WHAT CAN DOL DO IF THERE HAS BEEN A LAYOFF IN THAT TIME FRAME? It can require the employer to conduct supervised recruitment. If that happens, the recruitment starts all over, so the employer will incur significant additional expense, and the case will be delayed by what could be several months or even more.
DOES DOL HAVE TO REVIEW THE ACTUAL RECURITMENT THAT THE EMPLOYER CONDUCTED FIRST? NO, it can order supervised recruitment without doing so.

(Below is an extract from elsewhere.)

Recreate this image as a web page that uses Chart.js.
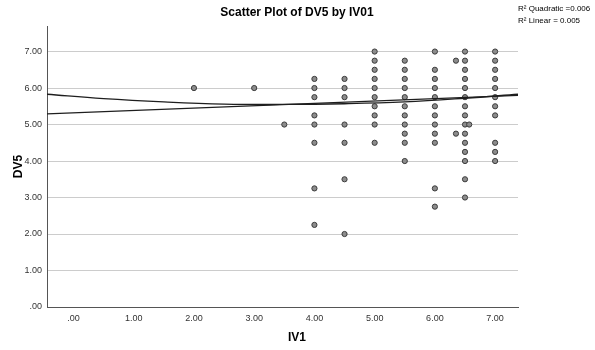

IS THAT THE ONLY TIME DOL CAN REQUIRE SUPERVISED RECRUITMENT? No, if DOL sees that there have been industry wide layoffs in that six month period, it can require supervised recruitment. In the present climate, where there have been massive layoffs in all sectors of the US economy, DOL is likely to be very alert to industry layoffs even where the individual employer has not laid off anyone.
For that reason, it is worth considering a delay in recruitment if the sponsored employee has significant time left in his or her nonimmigrant visa status.

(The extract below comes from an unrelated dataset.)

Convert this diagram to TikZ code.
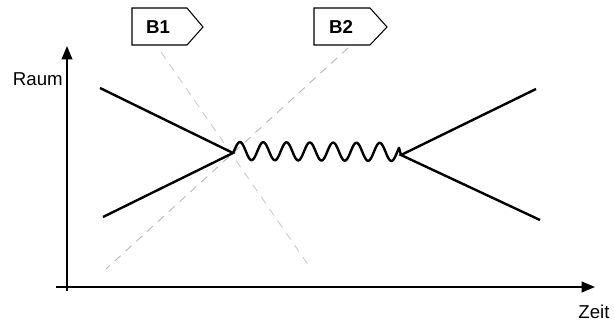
\documentclass[tikz,border=0pt]{standalone}
\usepackage{fontspec}
\setmainfont{Liberation Sans}
\usetikzlibrary{arrows.meta}
\begin{document}
\begin{tikzpicture}[x=0.75pt,y=-0.75pt,
  axis/.style={line width=1.1pt,-{Triangle[length=10pt,width=8pt]}},
  world/.style={line width=1.8pt},
  guide/.style={gray!55,line width=0.7pt,dash pattern=on 6pt off 5pt},
  tag/.style={draw,line width=0.8pt},
  lbl/.style={font=\fontsize{14}{16}\selectfont,inner sep=0pt},
  tagtext/.style={font=\fontsize{14}{16}\selectfont\bfseries,inner sep=0pt}]
\useasboundingbox (0,0) rectangle (614,331);
% axes
\coordinate (yo) at (67,291);
\coordinate (yt) at (67,46);
\coordinate (xo) at (56,287);
\coordinate (xt) at (595,287);
\draw[axis] (yo) -- (yt);
\draw[axis] (xo) -- (xt);
\node[lbl,anchor=east] (raum) at (63,79) {Raum};
\node[lbl] (zeit) at (594,312) {Zeit};
% tags
\draw[tag] (132,8) -- (187,8) -- (203,27) -- (187,45) -- (132,45) -- cycle;
\node[tagtext] (b1) at (158,27) {B1};
\draw[tag] (314,8) -- (370,8) -- (387,27) -- (370,45) -- (314,45) -- cycle;
\node[tagtext] (b2) at (341,27) {B2};
% guide lines
\coordinate (g1a) at (161,52);
\coordinate (g1b) at (309,266);
\coordinate (g2a) at (348,48);
\coordinate (g2b) at (106,269);
\draw[guide,gray!40] (g1a) -- (g1b);
\draw[guide] (g2a) -- (g2b);
% world lines
\coordinate (j1) at (233,153);
\coordinate (j2) at (401,155);
\coordinate (a1) at (100,88);
\coordinate (a2) at (103,217);
\coordinate (c1) at (536,89);
\coordinate (c2) at (540,220);
\draw[world] (a1) -- (j1) -- (a2);
\draw[world] (c1) -- (j2) -- (c2);
% photon
\draw[world,line join=round] (j1) -- plot[smooth,domain=2:166,samples=220]
  ({233+\x},{151+\x/168 - 9*sin(15.45*\x - 17)}) -- (j2);
\end{tikzpicture}
\end{document}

WHAT DOES DOL COMPARE WHEN REVIEWING LAYOFFS WITHIN THE SIX MONTH PERIOD? Several points:
- Only certain workers are covered by this rule. The only workers protected by this rule are workers who:
- Held the same or related job at the time of layoff (see #2).
- Are US Citizens, Legal Permanent Residents, Asylees and Refugees.

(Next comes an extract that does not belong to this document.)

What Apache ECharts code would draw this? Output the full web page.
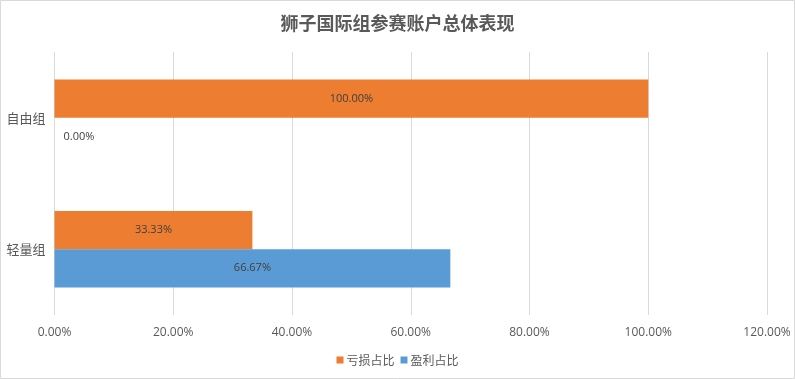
<!DOCTYPE html>
<html><head><meta charset="utf-8">
<script src="https://cdn.jsdelivr.net/npm/echarts@6/dist/echarts.min.js"></script>
<style>html,body{margin:0;padding:0;background:#fff}#c{width:795px;height:379px}</style>
</head><body><div id="c"></div>
<script>
const title = '狮子国际组参赛账户总体表现';
const categories = ['轻量组', '自由组'];
const lossName = '亏损占比';
const profitName = '盈利占比';
const lossValues = [33.33, 100.00];
const profitValues = [66.67, 0.00];
const xTicks = [0, 20, 40, 60, 80, 100, 120];

const chart = echarts.init(document.getElementById('c'));
function mk(vals) {
  return vals.map(v => v === 0 ? {value: v, label: {position: 'right', distance: 9}} : {value: v});
}
const lbl = {show: true, position: 'inside', color: '#404040', fontSize: 11,
  fontFamily: 'Open Sans, sans-serif', formatter: p => p.value.toFixed(2) + '%'};
chart.setOption({
  animation: false,
  graphic: [{type: 'rect', shape: {x: 0.5, y: 0.5, width: 794, height: 378},
    style: {fill: 'none', stroke: '#d9d9d9', lineWidth: 1}, silent: true}],
  title: {text: title, left: 'center', top: 9,
    textStyle: {fontSize: 18, fontWeight: 'bold', color: '#595959', fontFamily: 'Noto Sans CJK SC'}},
  legend: {data: [lossName, profitName], bottom: 8, left: 'center', itemWidth: 7, itemHeight: 7,
    itemGap: 6, icon: 'rect',
    textStyle: {fontSize: 12, color: '#595959', fontFamily: 'Noto Sans CJK SC', padding: [0, 0, 0, -2]}},
  grid: {left: 54.5, right: 28, top: 52, bottom: 64, containLabel: false},
  xAxis: {type: 'value', min: xTicks[0], max: xTicks[xTicks.length - 1], interval: xTicks[1] - xTicks[0],
    axisLine: {show: false}, axisTick: {show: false},
    splitLine: {lineStyle: {color: '#d9d9d9'}},
    axisLabel: {color: '#595959', fontSize: 12, margin: 12, fontFamily: 'Open Sans, sans-serif',
      formatter: v => v.toFixed(2) + '%'}},
  yAxis: {type: 'category', data: categories,
    axisLine: {show: false}, axisTick: {show: false},
    axisLabel: {color: '#595959', fontSize: 13, margin: 9, fontFamily: 'Noto Sans CJK SC'}},
  series: [
    {name: lossName, type: 'bar', data: mk(lossValues), barCategoryGap: '42%', barGap: '0%',
      itemStyle: {color: '#ED7D31'}, label: lbl},
    {name: profitName, type: 'bar', data: mk(profitValues), barCategoryGap: '42%', barGap: '0%',
      itemStyle: {color: '#5B9BD5'}, label: lbl}
  ]
});
</script></body></html>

- The employer was obligated to notify (see below).
- Did the laid off worker hold a job at the time of the layoff in the same or related occupation? DOL defines a related occupation as one which requires the worker to perform a majority of the essential duties of the position on which the PERM case is based.
- Did the laid off employee work in the same area of intended employment? DOL issued a FAQ in February of 2014 that addressed all of the issues listed in this memo, except this one. It did not define this term. However, the employer at the very least must consider all laid off employees who held the same/related job at the same workplace, and probably within the same SMSA.
IF DOL DOES NOT REQUIRE SUPERVISED RECRUITMENT, WHAT MUST THE EMPLOYER DEMONSTRATE IF A WORKER IN THE SAME/RELATED JOB WAS LAID OFF WITHIN THE SIX MONTHS BEFORE THE EMPLOYER FILED THE PERM?
Several things must be demonstrated with clear and cogent documentation:
1. When it lays off the worker,
a. it must give him written notice that it will notify him of any relevant openings for which he may be qualified, unless he elects not to receive such notice.
b. That notice should confirm to the employee that he must apply for any open positions for which he believes he is qualified.
c. If he declines the notice, the employer must obtain that in writing, signed by the employee.
d. It must obtain all of his contact information (unless the employee declines to give it), and advise the employee of his duty to keep the employer advised of all changes in contact information.
e. If the employee declines to give contact information or declines to keep the employer updated on changes, the employer must obtain that in writing, signed by the employee.
2. If the employee gives all pertinent contact information and expresses an interest in receiving notice:
a. The employer should give the employee notice as it said it would.
b. If the employee fails to apply, the employer can consider him to have disqualified himself/be unqualified for the job.
c. If he does apply, the employer should determine if, on the face of the employee’s resume, he or she clearly is not qualified.
d. If the employer cannot determine that he is not minimally qualified, the employer should document that, just as it would do for any other applicant in the case, had there been no layoff.
e. If the employee reasonably appears to be qualified, the employer must notify that worker of the open position and give him proper consideration through an interview.
3. When it conducts the recruitment in the case, it must show that it notified all such apparently qualified laid off workers of the open position.
a. It should use all contact information to notify the worker(s).
b. Use certified mail and make a copy of the letter and the certified mail documentation.
c. For workers who asked to be advised by email, in the body of the email,
i. Include the company website and advise the employee to check it regularly for jobs for which he feels he is qualified, and to apply if he does.
ii. it would be prudent (but not required) to embed in the body of the email a list of open positions and their hyperlinks.
iii. Once the email has been sent, print out a copy showing it was sent, used the “Read Receipt” function, and print out a copy of the response showing it was received.
d. For phone calls, the caller should prepare a memo after the call, to confirm if the employee answered, and if so, the exact conversation (use a script so that the same basic comment is made to each employee).
e. For website and other general methods of notice, the employer should make copies of those as well.
f. For Intranet, use that method only if the laid off employee(s) will have access to it after the layoff takes place.
g. Length of time for website notice: the conservative approach is to keep the notice on the site for the entire recruitment period.
WHERE SUCH WORKERS ARE LAID OFF INSIDE THE SIX MONTH TIME FRAME, ARE THERE ANY OTHER SIGNIFICANT DIFFERENCES IN HOW THE PERM IS ANSWERED?
Yes. The questions at Section I, numbers 26 and 26A on the PERM form will reflect different answers than in cases where there has not been a layoff with the employer in the six months before the PERM is filed. Depending on the nature of the layoff and whether any qualified workers were laid off during the six month period, Chapman Law Firm will work with the employer to give proper answers to those questions and to provide any necessary explanation of the employer’s particular circumstances.
Every client situation is different, and the above comments are not intended to serve as specific advice to clients with different circumstances. In addition, DOL continues to issue guidance that could change or make some of the following comments inapplicable. Because the current situation is so fluid, employers facing some or all of the issues set out above should make their decisions only after consulting with immigration counsel, and in some instances, with labor or other counsel, too.